Doggo or Pupper
December 2, 2019 8:14 AM   Subscribe

We are ready to bring a new canine companion into our household. We are all ready to go...except we're stuck on one point: Doggo or Pupper?

We are a household of three: myself, Herr Duck, and Luce, a very spry 11 years old German Shepherd Dog mix. We have been considering a second dog for a while and it looks like now is a good time for it: we humans have flexible schedules for the next few months and we have no vacations planned, so we both have the time to deal with the new canine.

I raised Luce from a pup (10 weeks old) and Herr Duck joined the household when she was about two. He has never raised a puppy. I'm up for the challenge and he's game. We will most likely get another GSD mix because that's what we're used to, and there seems to be a glut of them to choose from at local rescues. Part of the reason that we're getting a second dog is that there's overlap when Luce passes on. For that reason, we're not interested in another older dog. Luce is also very good with other dogs - we spent hours a day at the dog park when she was younger and she goes to doggie camp several times a year when we go on vacation. She's never had any trouble with other dogs, and in particular she's good at playing with smaller/younger dogs at their level. She's a super good doggo in general and we're hoping that she'll pass along some of the good habits to the new dog, leading by example.
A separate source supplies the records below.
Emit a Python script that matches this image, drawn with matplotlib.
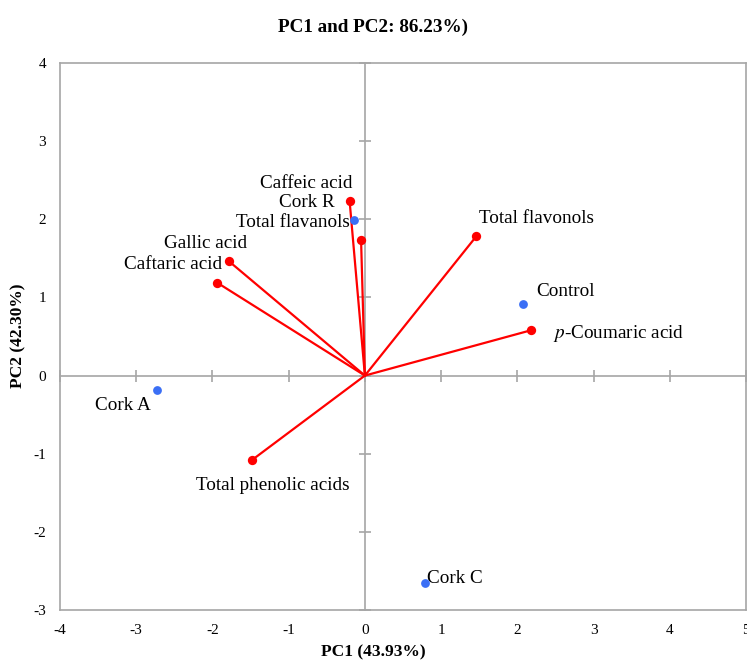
import matplotlib
matplotlib.use("Agg")
import matplotlib.pyplot as plt

plt.rcParams['font.family'] = ['Liberation Serif', 'DejaVu Serif']
plt.rcParams['mathtext.fontset'] = 'stix'

# Variables (loadings, drawn as vectors)
var_names = ["Caffeic acid", "Total flavanols", "Gallic acid", "Caftaric acid",
             "Total flavonols", r"$\mathit{p}$-Coumaric acid", "Total phenolic acids"]
var_pc1 = [-0.20, -0.05, -1.78, -1.94, 1.46, 2.18, -1.48]
var_pc2 = [2.23, 1.73, 1.46, 1.19, 1.78, 0.58, -1.08]

# Samples (scores)
obs_names = ["Cork R", "Control", "Cork A", "Cork C"]
obs_pc1 = [-0.14, 2.07, -2.73, 0.79]
obs_pc2 = [1.99, 0.91, -0.18, -2.65]

x_ticks = [-4, -3, -2, -1, 0, 1, 2, 3, 4, 5]
y_ticks = [-3, -2, -1, 0, 1, 2, 3, 4]

# label offsets in pixels (dx, dy, ha)
var_off = [(3, 18, 'right'), (-11, 18, 'right'), (18, 18, 'right'), (5, 18, 'right'),
           (3, 18, 'left'), (22, -3, 'left'), (21, -26, 'center')]
obs_off = [(-19, 18, 'right'), (14, 13, 'left'), (-6, -16, 'right'), (2, 4, 'left')]

W, H = 747, 660
fig = plt.figure(figsize=(W / 100, H / 100), dpi=100)
pos = [60 / W, 50 / H, 686 / W, 547 / H]
ax = fig.add_axes(pos)
gray = '#A6A6A6'
red = '#FF0000'
blue = '#3B6FF5'

ax.set_xlim(-4, 5)
ax.set_ylim(-3, 4)
ax.set_xticks(x_ticks)
ax.set_yticks(y_ticks)
ax.set_xticklabels([str(t) for t in x_ticks])
ax.set_yticklabels([str(t) for t in y_ticks])
ax.tick_params(length=0, labelsize=11, pad=10, colors='black')
for s in ax.spines.values():
    s.set_color(gray)
    s.set_linewidth(1.2)

# zero-line axes with crossing ticks
ax2 = fig.add_axes(pos, sharex=ax, sharey=ax)
ax2.patch.set_alpha(0)
ax2.spines['left'].set_position(('data', 0))
ax2.spines['bottom'].set_position(('data', 0))
ax2.spines['top'].set_visible(False)
ax2.spines['right'].set_visible(False)
for k in ('left', 'bottom'):
    ax2.spines[k].set_color(gray)
    ax2.spines[k].set_linewidth(1.2)
ax2.tick_params(direction='inout', length=8, width=1.2, color=gray,
                labelleft=False, labelbottom=False)

for x, y in zip(var_pc1, var_pc2):
    ax2.plot([0, x], [0, y], color=red, lw=1.6, zorder=3)
ax2.scatter(var_pc1, var_pc2, s=45, color=red, zorder=4, linewidths=0)
ax2.scatter(obs_pc1, obs_pc2, s=40, color=blue, zorder=4, linewidths=0)

fs = 13.8
for n, x, y, (dx, dy, ha) in zip(var_names, var_pc1, var_pc2, var_off):
    ax2.annotate(n, (x, y), xytext=(dx * 0.72, dy * 0.72), textcoords='offset points',
                 ha=ha, va='center', fontsize=fs)
for n, x, y, (dx, dy, ha) in zip(obs_names, obs_pc1, obs_pc2, obs_off):
    ax2.annotate(n, (x, y), xytext=(dx * 0.72, dy * 0.72), textcoords='offset points',
                 ha=ha, va='center', fontsize=fs)

fig.text(0.5, 1 - 27 / H, "PC1 and PC2: 86.23%)", ha='center', va='center',
         fontsize=13.8, fontweight='bold')
fig.text(0.5, 1 - 652 / H, "PC1 (43.93%)", ha='center', va='center',
         fontsize=12.5, fontweight='bold')
fig.text(18 / W, 1 - 336 / H, "PC2 (42.30%)", ha='center', va='center',
         fontsize=12.5, fontweight='bold', rotation=90)

fig.savefig("out.png", dpi=100)
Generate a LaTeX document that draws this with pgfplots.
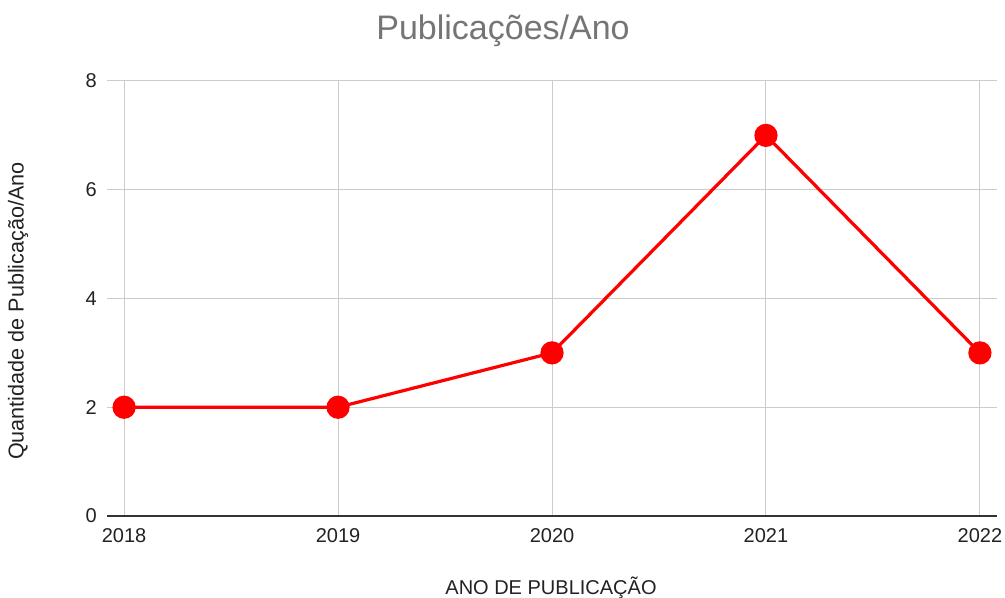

But we're stuck on whether to get a puppy-puppy or a young dog (1-2 years).

1. We're lucky to have a good Canine College a few blocks away so the new dog will be in training right away. So from that perspective I'd like to get a puppy and start with puppy classes, rather than have to undo any bad habits first and then build from there. I'd like her to be a Canine Good Citizen and also good with directions (I would LOVE to take up skijoring with the new dog...a dog that is a good listener and obeyer of commands is required!).Also: GSDs have a trait in which they tend to take direction from their #1 Human only (this is why they make good police dogs...they listen to their partner and not the criminal with the Pupperoni) and it might be an uphill battle to establish myself/Herr Duck as top of the chain of command. Do you have experience training both puppies and young dogs? Is there anything we should consider?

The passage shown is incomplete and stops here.